September 1, 2008
Jamaican euphoria spreads as fast as Lightning
By Tamari Miller
Youth Journalism International
JAMAICA – The intense Olympic fever is over, but Jamaican citizens are in no way showing signs of becoming anything short of ecstatic.
The phenomenal performance in the Bird’s Nest stadium in Beijing, China by the Jamaican athletes is like a virus that’s infected everyone in the nation.
I was and still am in awe that a tiny island called Jamaica – my home – could captivate the attention of the birds in the nest in Beijing.
Finishing 13th in the medal table out of hundreds of competitors with six Gold, three Silver and two Bronze medals for a total of 11 medals, we as Jamaicans are filled with pride at the remarkable job theses athletes have done to promote our country.
They’ve given Jamaica a brand new name.
Though we congratulate all the athletes whether or not they have earned medals, we especially savor the achievements of Usain Bolt, who brought home three gold medals.
Affectionately called ‘Lightning Bolt,’ the nickname is symbolic of the 22-year old time-stopper’s speed.
Bolt completed the 100m sprint event in a spectacular 9.69 seconds, demolishing his previous world record of 9.72 seconds.
Bolt’s quest for greatness did not end until he had shaved the Michael Johnson 19.32 second record in the 200m event to 19.30 seconds.
Then, with his compatriots – including Asafa Powell, the second fastest man on earth – Bolt was determined to go for gold in the four-man relays.

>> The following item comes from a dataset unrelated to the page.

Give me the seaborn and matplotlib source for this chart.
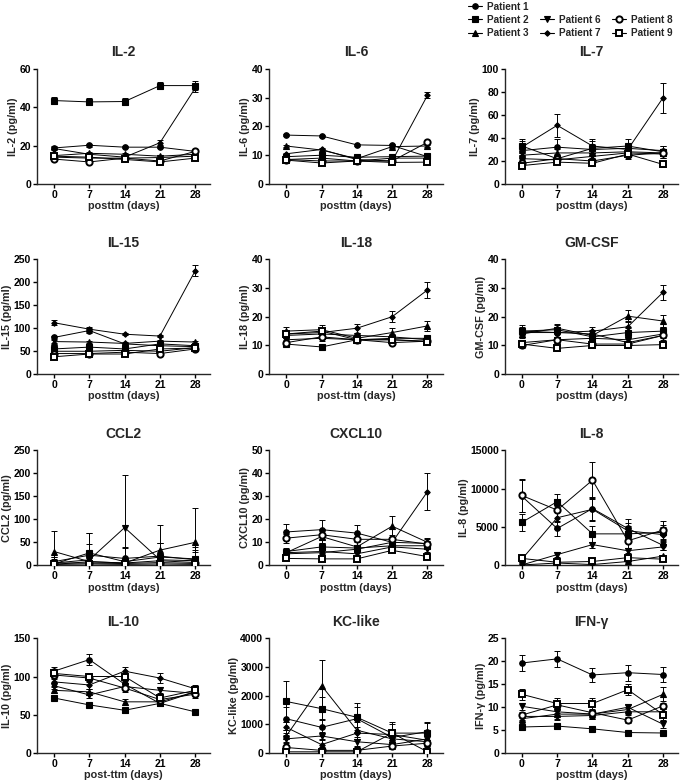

They did it in word record style.
The ladies – especially Veronica Campbell-Brown, the fastest woman sprinter in the world who alone brought home two gold medals – cannot be left unmentioned.
I admire the work of these young women, most of whom grew up in rural communities with almost nothing or no one to motivate them.

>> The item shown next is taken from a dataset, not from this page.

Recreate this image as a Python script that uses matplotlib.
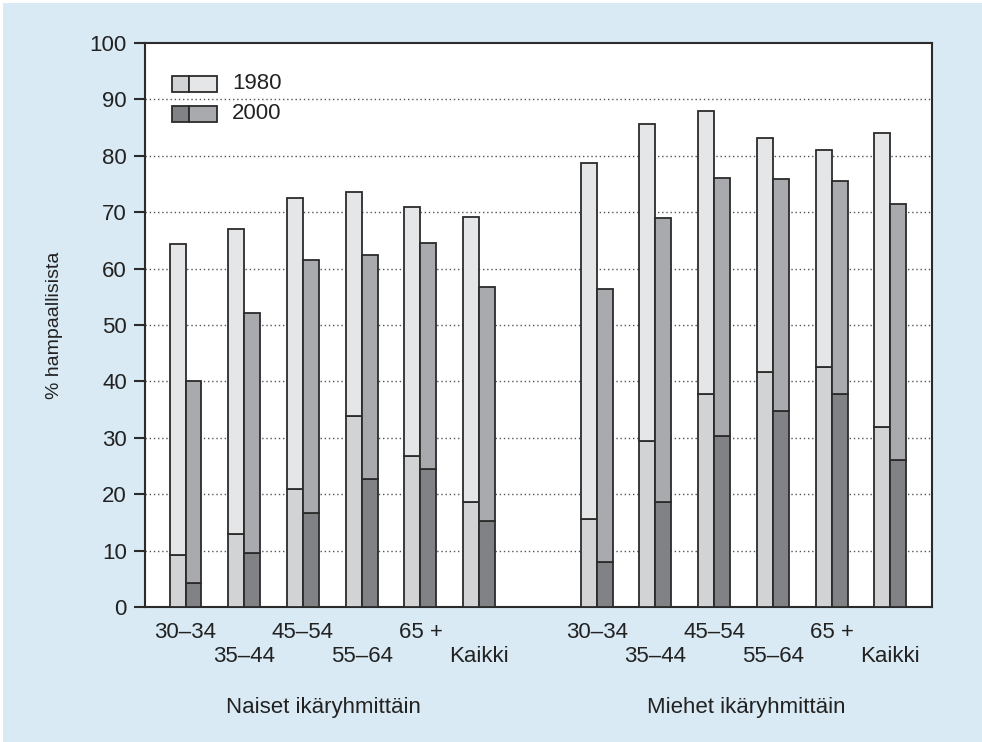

Their success just speaks to the high level of intrinsically motivated people we produce.
Campbell-Brown, as well as Shelly-Ann Fraser, Sherone Simpson and Kerron Stewart are just some of the great Jamaican women athletes who wowed the world.

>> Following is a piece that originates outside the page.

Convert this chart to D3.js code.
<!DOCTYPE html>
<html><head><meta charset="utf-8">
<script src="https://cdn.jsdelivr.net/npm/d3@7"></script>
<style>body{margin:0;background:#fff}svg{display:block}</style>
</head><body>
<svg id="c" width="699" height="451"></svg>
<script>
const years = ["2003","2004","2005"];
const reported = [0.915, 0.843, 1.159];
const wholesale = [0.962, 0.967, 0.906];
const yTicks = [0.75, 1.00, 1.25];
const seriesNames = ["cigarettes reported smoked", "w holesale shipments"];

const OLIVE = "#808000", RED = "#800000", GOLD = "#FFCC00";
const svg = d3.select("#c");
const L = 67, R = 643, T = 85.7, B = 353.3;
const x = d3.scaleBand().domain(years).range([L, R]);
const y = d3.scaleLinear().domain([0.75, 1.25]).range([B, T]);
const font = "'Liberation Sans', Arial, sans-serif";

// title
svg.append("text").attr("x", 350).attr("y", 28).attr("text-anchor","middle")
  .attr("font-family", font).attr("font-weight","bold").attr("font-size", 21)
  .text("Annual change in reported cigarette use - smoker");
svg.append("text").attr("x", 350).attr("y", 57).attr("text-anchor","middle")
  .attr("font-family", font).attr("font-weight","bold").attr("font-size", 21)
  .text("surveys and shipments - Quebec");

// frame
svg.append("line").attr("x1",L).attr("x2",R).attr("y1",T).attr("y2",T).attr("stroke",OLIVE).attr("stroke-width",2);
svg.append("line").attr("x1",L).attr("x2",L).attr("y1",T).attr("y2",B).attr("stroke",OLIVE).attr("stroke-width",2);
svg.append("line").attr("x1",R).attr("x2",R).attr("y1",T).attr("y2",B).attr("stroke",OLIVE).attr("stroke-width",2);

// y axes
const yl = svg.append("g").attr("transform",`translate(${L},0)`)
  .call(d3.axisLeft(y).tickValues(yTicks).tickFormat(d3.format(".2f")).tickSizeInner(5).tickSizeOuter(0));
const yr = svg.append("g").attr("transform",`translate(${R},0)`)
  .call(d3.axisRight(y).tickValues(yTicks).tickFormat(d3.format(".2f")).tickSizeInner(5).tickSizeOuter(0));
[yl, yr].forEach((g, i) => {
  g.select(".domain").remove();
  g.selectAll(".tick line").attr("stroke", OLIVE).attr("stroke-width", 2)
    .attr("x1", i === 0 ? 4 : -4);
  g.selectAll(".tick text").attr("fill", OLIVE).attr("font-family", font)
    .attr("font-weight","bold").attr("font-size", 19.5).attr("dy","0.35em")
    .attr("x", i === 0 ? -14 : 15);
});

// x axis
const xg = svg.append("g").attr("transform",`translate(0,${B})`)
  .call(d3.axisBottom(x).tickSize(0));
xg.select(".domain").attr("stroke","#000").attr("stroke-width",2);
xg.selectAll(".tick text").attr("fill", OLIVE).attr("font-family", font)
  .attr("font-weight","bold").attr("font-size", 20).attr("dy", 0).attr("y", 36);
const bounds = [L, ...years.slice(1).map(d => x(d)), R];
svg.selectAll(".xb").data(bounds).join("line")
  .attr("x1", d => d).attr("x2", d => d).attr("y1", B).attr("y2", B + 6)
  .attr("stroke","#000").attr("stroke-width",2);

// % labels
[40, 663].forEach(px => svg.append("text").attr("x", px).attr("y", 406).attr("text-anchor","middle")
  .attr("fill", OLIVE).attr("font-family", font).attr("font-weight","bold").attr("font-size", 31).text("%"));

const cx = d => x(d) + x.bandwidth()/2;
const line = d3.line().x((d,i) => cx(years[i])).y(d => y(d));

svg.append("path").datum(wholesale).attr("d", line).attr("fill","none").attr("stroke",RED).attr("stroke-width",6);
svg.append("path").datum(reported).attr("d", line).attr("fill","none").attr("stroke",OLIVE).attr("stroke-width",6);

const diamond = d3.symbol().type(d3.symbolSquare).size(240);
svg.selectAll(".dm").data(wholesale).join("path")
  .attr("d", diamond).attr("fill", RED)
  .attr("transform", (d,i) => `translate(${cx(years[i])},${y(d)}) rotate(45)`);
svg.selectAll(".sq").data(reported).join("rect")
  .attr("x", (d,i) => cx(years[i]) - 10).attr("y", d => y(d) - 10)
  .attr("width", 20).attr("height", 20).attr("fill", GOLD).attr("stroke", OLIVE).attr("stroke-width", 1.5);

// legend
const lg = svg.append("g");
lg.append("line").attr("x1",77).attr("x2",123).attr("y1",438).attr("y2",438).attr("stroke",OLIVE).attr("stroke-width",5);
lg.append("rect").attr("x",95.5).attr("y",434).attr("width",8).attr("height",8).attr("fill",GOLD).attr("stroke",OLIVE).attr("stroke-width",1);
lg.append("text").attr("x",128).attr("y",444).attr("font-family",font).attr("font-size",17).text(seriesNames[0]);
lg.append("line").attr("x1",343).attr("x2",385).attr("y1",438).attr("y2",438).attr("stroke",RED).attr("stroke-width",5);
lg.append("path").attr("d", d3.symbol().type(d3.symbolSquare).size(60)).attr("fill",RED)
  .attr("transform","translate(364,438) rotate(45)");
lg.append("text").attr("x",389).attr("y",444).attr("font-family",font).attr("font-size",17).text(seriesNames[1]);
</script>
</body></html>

While there was much acclamation for the success of our “children,” as Prime Minister Orate Bruce Golding put it, Jamaicans have also suffered some amount of disappointment.
Powell, one of our favorites, failed to medal in the 100m men’s finals and the droppings in the bird’s nest by the Jamaican 4x100 women’s team was not about to break the vibe.
We are disappointed not in the athletes, but for the athletes, as we understand that they are only human, with the exception of Usain Bolt who is still being probed to confirm whether he is human or machine.
Celebrations are being planned by the Jamaican government, and special national honors will be awarded to Bolt, Powell and Campbell-Brown.
But the accomplishments of all our athletes are historical events which we intend to celebrate and savor.
The Olympics have been in the headlines every day here since the Jamaicans made their appearance, and I think that says something about the enthusiasm our athletes built up in this 'likkle but talawah'* country.